The country “intends to implement a liability management of its external debt portfolio to lengthen maturity and enhance its capacity to meet debt service obligations,” the finance ministry said in a request for proposals sent to lenders, seen by Bloomberg and verified by two of the recipients. The advisers’ mandate would include assisting the government in negotiations with creditors, as well as “formulating restructuring plans for loans” where creditors agree, according to the document.

Zambia’s currency is the world’s worst performer after Brazil’s this year, and foreign-exchange reserves have fallen to a record low and cover less than two months of imports. Its $3 billion of Eurobonds have been trading at distressed levels, with yields on notes due 2022 rising above 50%.

The request for proposals is part of Zambia’s plan to put in place measures to ensure debt sustainability and deal with liabilities that will become due in the medium term, Finance Ministry Spokesman Chileshe Kandeta said in an emailed response to questions. The document as sent to lenders including Barclays Plc, Citigroup Inc., Deutsche Bank AG and Goldman Sachs Group Inc.

“The government has no intention of unilaterally restructuring its debt without consulting creditors,” Kandeta said. “The government will respect agreements and use market-based instruments where applicable.”

Yields on Zambia’s $750 million of 2022 Eurobonds climbed 3.6 percentage points to 51.96% on Tuesday.

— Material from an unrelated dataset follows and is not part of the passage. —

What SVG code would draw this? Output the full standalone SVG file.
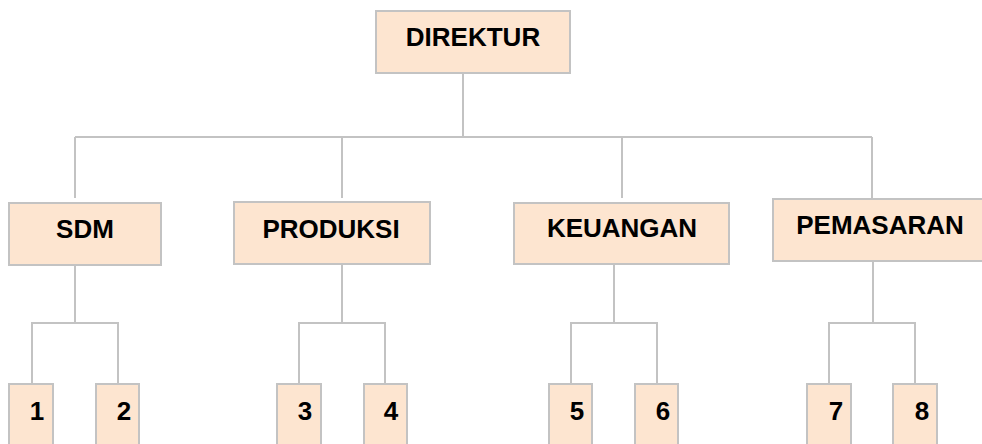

The kwacha currency weakened 1.1% to 18.1750 per dollar, the weakest level on record.

Any restructuring plan will include debt held by multilateral and bilateral lenders, commercial banks, capital-market investors export-credit organizations and others, the document said. Zambia’s foreign debt amounted to $11.2 billion at the end of 2019.

Zambia debuted in the Eurobond market in 2012, when low interest rates in the wake of the global recession,and the ensuing hunt for yield among investors meant it could borrow more cheaply than Spain at the time. Two other Eurobond sales followed in 2014 and 2015.

It’s also contracted billions of dollars in loans for infrastructure projects from lenders including Export-Import Bank of China, Industrial and Commercial Bank of China and Saudi Fund for Development.